古词
东家新长儿,与妾同时生。
并长两心熟,到大相呼名。
从李白《长干行》等诗中可以知道,唐时江南的商业城市,市井风俗是开化而淳朴的,男女孩童可以一同玩耍,不必防嫌。“妾发初覆额,折花门前剧。郎骑竹马来,绕床弄青梅。”写的就是这样一种情景。于鹄题为“古词”的这首诗,也有着同一生活背景。这首诗未用第三人称的叙事角度,而取第一人称的“代言”体裁。一位少女提起她的邻居少年,似乎全是没要紧语,却语语饱含热情,讲来十分天真动人。
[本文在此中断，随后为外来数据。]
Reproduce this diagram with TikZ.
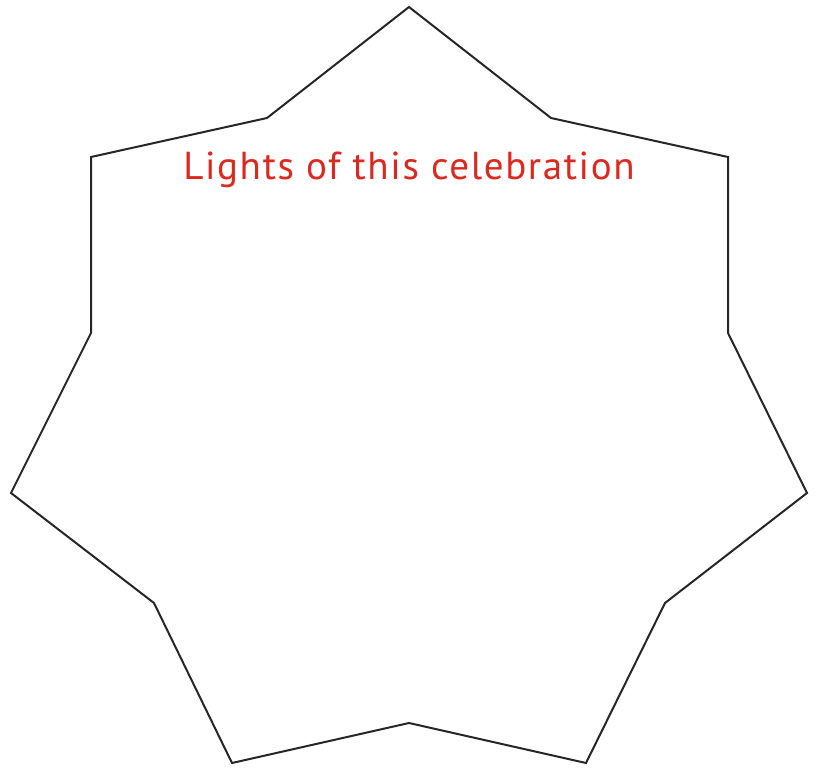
\documentclass[tikz,border=0pt]{standalone}
\usepackage{fontspec}
\setmainfont{PT Sans}[LetterSpace=4.2]
\definecolor{labelred}{RGB}{220,40,30}
\begin{document}
\begin{tikzpicture}[x=1pt,y=-1pt,
  outline/.style={draw=black!85,line width=2pt,line join=miter},
  title/.style={text=labelred,font=\fontsize{39}{44}\selectfont,inner sep=0pt,anchor=base}]
\useasboundingbox (0,0) rectangle (817,768);
\coordinate (o1) at (409,7);
\coordinate (i1) at (551,118);
\coordinate (o2) at (728,157);
\coordinate (i2) at (728,333);
\coordinate (o3) at (807,493);
\coordinate (i3) at (665,603);
\coordinate (o4) at (586,763);
\coordinate (i4) at (409,723);
\coordinate (o5) at (232,763);
\coordinate (i5) at (154,603);
\coordinate (o6) at (11,493);
\coordinate (i6) at (91,333);
\coordinate (o7) at (91,157);
\coordinate (i7) at (267,118);
\draw[outline] (o1) -- (i1) -- (o2) -- (i2) -- (o3) -- (i3) -- (o4) -- (i4) -- (o5) -- (i5) -- (o6) -- (i6) -- (o7) -- (i7) -- cycle;
\node[title] (t) at (409,179) {Lights of this celebration};
\end{tikzpicture}
\end{document}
首句“新长”二字耐人寻味,什么叫“新长”呢?这是说邻居少年突然长高一节。男性在十多岁到二十岁之间,有一个拔节的时候,是将成人的标志。诗中男女原来个子差不多,几天不见男子就长高不少。关系也会变生微妙变化。次句提到同庚的事实,“与妾同时生”。不过是寻常巧合而已,但这巧合由少女津津道来,却含有一种字面所无的意味。世人形容两个人好,往往说“虽然不能同生,也要共死”,可见同生是一种缘分。
三句说“并长——两心熟”。“并长”二字是高度概括的,其中含有足够令人终生回忆无穷的事实:两家关系不错,彼此长期共同游戏,无忧无虑,形影相随,一会儿恼了,一会儿又好了。童年的回忆对任何人都是美好的,童年的伙伴感情也特别亲密,尤其是一男一女之间。“两心熟”,就不光是面善而已,而是知根知底。知根知底,就很放心。
末句提到的事实更寻常,也更微妙:“到大相呼名。”因为自幼以名相呼,沿以成习,长大仍然这样称呼,本是寻常不过的事,改称倒恰恰是引人注意的变化。另一方面,人际间的称呼,又暗示着双方的亲疏关系,大有考究。越是文明礼貌的称呼,越适合于陌生的人;关系密切,称呼反倒随便。就此而言,称“您”的不如称“你”的,称“你”的不如称“尔”的。至于“相呼名”,更是别有一层亲昵的感觉。如果一旦互相称起“先生”“小姐”来,该有多少别扭和生分。
短短四句只说没要紧的话,却处处有一种青梅竹马之情,溢于言外。此外,诗中两次提到年龄的增长,即“新长”和“到大”,也不容轻易放过。男“新长”而女已大,这个变化不仅仅是属于生理的。男童女童的友爱,和少男少女的感情,其间有质的区别。难怪贾宝玉回忆起往日纯真的欢乐时,不免对林妹妹表示不满:“姊妹们从小儿长大,亲也罢,热也罢,和气到了儿,才见得比别人好。如今谁承望姑娘人大心大,不把我放在眼里,三日不理、四日不见的,倒把外四路儿的什么‘宝姐姐’、‘凤姐姐’的放在心坎儿上。”(《红楼梦》)第廿八回)这“人大心大”四字说得太妙,虽然宝玉并未真懂其涵义,不知道“不放在眼里”,是放上了心头的缘故。“到大”之后,再好的男女也须疏远,这是受社会文化环境制约的,并不以人的主观意志为转移。当《古词》的女主人公在内心中叨念东家少年——往昔的小伙伴——的时候,是否正感到这种微妙变化呢?他们虽然仍沿袭着以名相呼,却不免经常要以礼相见了。如果没有今昔之感,还有什么必要对往事津津乐道呢?
民歌有“无郎无姊不成歌”之说。这首诗与崔颢《长干曲》一样,只写好感,不说爱情,就此而言可以说是“无郎无姊”,却风度绝佳。究其奥秘,或许可借杨巨源、韩愈之口表明之:“诗家清景在新春,绿柳才黄半未匀”、“最是一年春好处,绝胜烟柳满皇都。”处于萌芽状态的爱情,本身就美不可言。所以,写爱情不如写好感。